### [Required work]
Without the images, write out the whole listing exactly.

### [Data extract]
* start *
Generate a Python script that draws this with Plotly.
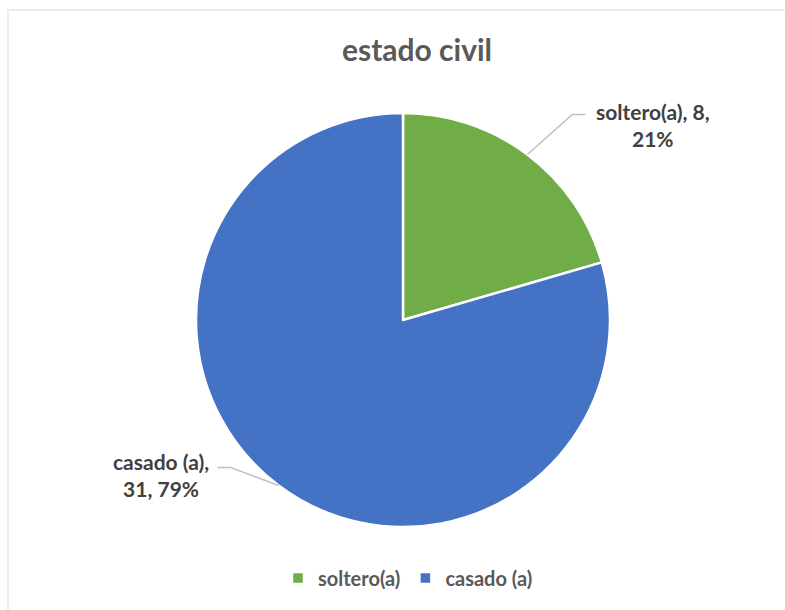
import math
import plotly.graph_objects as go

labels = ["soltero(a)", "casado (a)"]
values = [8, 31]
colors = ["#70AD47", "#4472C4"]

W, H = 785, 610
cx, cy, R = 403, 320, 207  # pixel centre and radius of pie

fig = go.Figure(go.Pie(
    labels=[f"<b>{l}</b>" for l in labels], values=values, sort=False,
    direction="clockwise", rotation=0,
    marker=dict(colors=colors, line=dict(color="white", width=2.5)),
    textinfo="none", hoverinfo="label+value+percent",
    domain=dict(x=[(cx - R) / W, (cx + R) / W], y=[(H - cy - R) / H, (H - cy + R) / H]),
))

total = sum(values)
shapes = []
annotations = []
cum = 0
FONT = "Lato"
for i, v in enumerate(values):
    mid = (cum + v / 2) / total * 360
    cum += v
    a = math.radians(mid)
    sx, sy = cx + R * math.sin(a), cy - R * math.cos(a)
    right = math.sin(a) >= 0
    ex = sx + (45 if right else -48)
    ey = sy + (-40 if right else -18)
    hx = ex + (13 if right else -13)
    shapes.append(dict(type="path", xref="paper", yref="paper",
                       path=f"M {sx/W},{1-sy/H} L {ex/W},{1-ey/H} L {hx/W},{1-ey/H}",
                       line=dict(color="#BFBFBF", width=1.5)))
    pct = round(v / total * 100)
    if right:
        txt, tx, ty = f"{labels[i]}, {v},<br>{pct}%", hx + 68, ey + 10
    else:
        txt, tx, ty = f"{labels[i]},<br>{v}, {pct}%", hx - 57, ey + 8
    annotations.append(dict(x=tx / W, y=1 - ty / H, xref="paper", yref="paper",
                            text=txt, showarrow=False,
                            align="center", xanchor="center", yanchor="middle",
                            font=dict(family=FONT, size=21, color="#404040", weight="bold")))

# faint chart border
shapes.append(dict(type="rect", xref="paper", yref="paper", x0=8 / W, x1=1.05, y0=-0.05, y1=1 - 10 / H,
                   line=dict(color="#E6E6E6", width=1.5), fillcolor="rgba(0,0,0,0)"))

fig.update_layout(
    width=W, height=H, margin=dict(l=0, r=0, t=0, b=0),
    paper_bgcolor="white", plot_bgcolor="white",
    title=dict(text="estado civil", x=417 / W, xanchor="center", y=1 - 50 / H, yanchor="middle",
               font=dict(family=FONT, size=30, color="#595959", weight="bold")),
    showlegend=True,
    legend=dict(orientation="h", x=408 / W, xanchor="center", y=1 - 578 / H, yanchor="middle",
                font=dict(family=FONT, size=20, color="#595959"), itemwidth=30),
    shapes=shapes, annotations=annotations,
)

fig.write_html("out.html")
* end *
### [Correct result]
Generate a Python script that draws this with Plotly.
import math
import plotly.graph_objects as go

labels = ["soltero(a)", "casado (a)"]
values = [8, 31]
colors = ["#70AD47", "#4472C4"]

W, H = 785, 610
cx, cy, R = 403, 320, 207  # pixel centre and radius of pie

fig = go.Figure(go.Pie(
    labels=[f"<b>{l}</b>" for l in labels], values=values, sort=False,
    direction="clockwise", rotation=0,
    marker=dict(colors=colors, line=dict(color="white", width=2.5)),
    textinfo="none", hoverinfo="label+value+percent",
    domain=dict(x=[(cx - R) / W, (cx + R) / W], y=[(H - cy - R) / H, (H - cy + R) / H]),
))

total = sum(values)
shapes = []
annotations = []
cum = 0
FONT = "Lato"
for i, v in enumerate(values):
    mid = (cum + v / 2) / total * 360
    cum += v
    a = math.radians(mid)
    sx, sy = cx + R * math.sin(a), cy - R * math.cos(a)
    right = math.sin(a) >= 0
    ex = sx + (45 if right else -48)
    ey = sy + (-40 if right else -18)
    hx = ex + (13 if right else -13)
    shapes.append(dict(type="path", xref="paper", yref="paper",
                       path=f"M {sx/W},{1-sy/H} L {ex/W},{1-ey/H} L {hx/W},{1-ey/H}",
                       line=dict(color="#BFBFBF", width=1.5)))
    pct = round(v / total * 100)
    if right:
        txt, tx, ty = f"{labels[i]}, {v},<br>{pct}%", hx + 68, ey + 10
    else:
        txt, tx, ty = f"{labels[i]},<br>{v}, {pct}%", hx - 57, ey + 8
    annotations.append(dict(x=tx / W, y=1 - ty / H, xref="paper", yref="paper",
                            text=txt, showarrow=False,
                            align="center", xanchor="center", yanchor="middle",
                            font=dict(family=FONT, size=21, color="#404040", weight="bold")))

# faint chart border
shapes.append(dict(type="rect", xref="paper", yref="paper", x0=8 / W, x1=1.05, y0=-0.05, y1=1 - 10 / H,
                   line=dict(color="#E6E6E6", width=1.5), fillcolor="rgba(0,0,0,0)"))

fig.update_layout(
    width=W, height=H, margin=dict(l=0, r=0, t=0, b=0),
    paper_bgcolor="white", plot_bgcolor="white",
    title=dict(text="estado civil", x=417 / W, xanchor="center", y=1 - 50 / H, yanchor="middle",
               font=dict(family=FONT, size=30, color="#595959", weight="bold")),
    showlegend=True,
    legend=dict(orientation="h", x=408 / W, xanchor="center", y=1 - 578 / H, yanchor="middle",
                font=dict(family=FONT, size=20, color="#595959"), itemwidth=30),
    shapes=shapes, annotations=annotations,
)

fig.write_html("out.html")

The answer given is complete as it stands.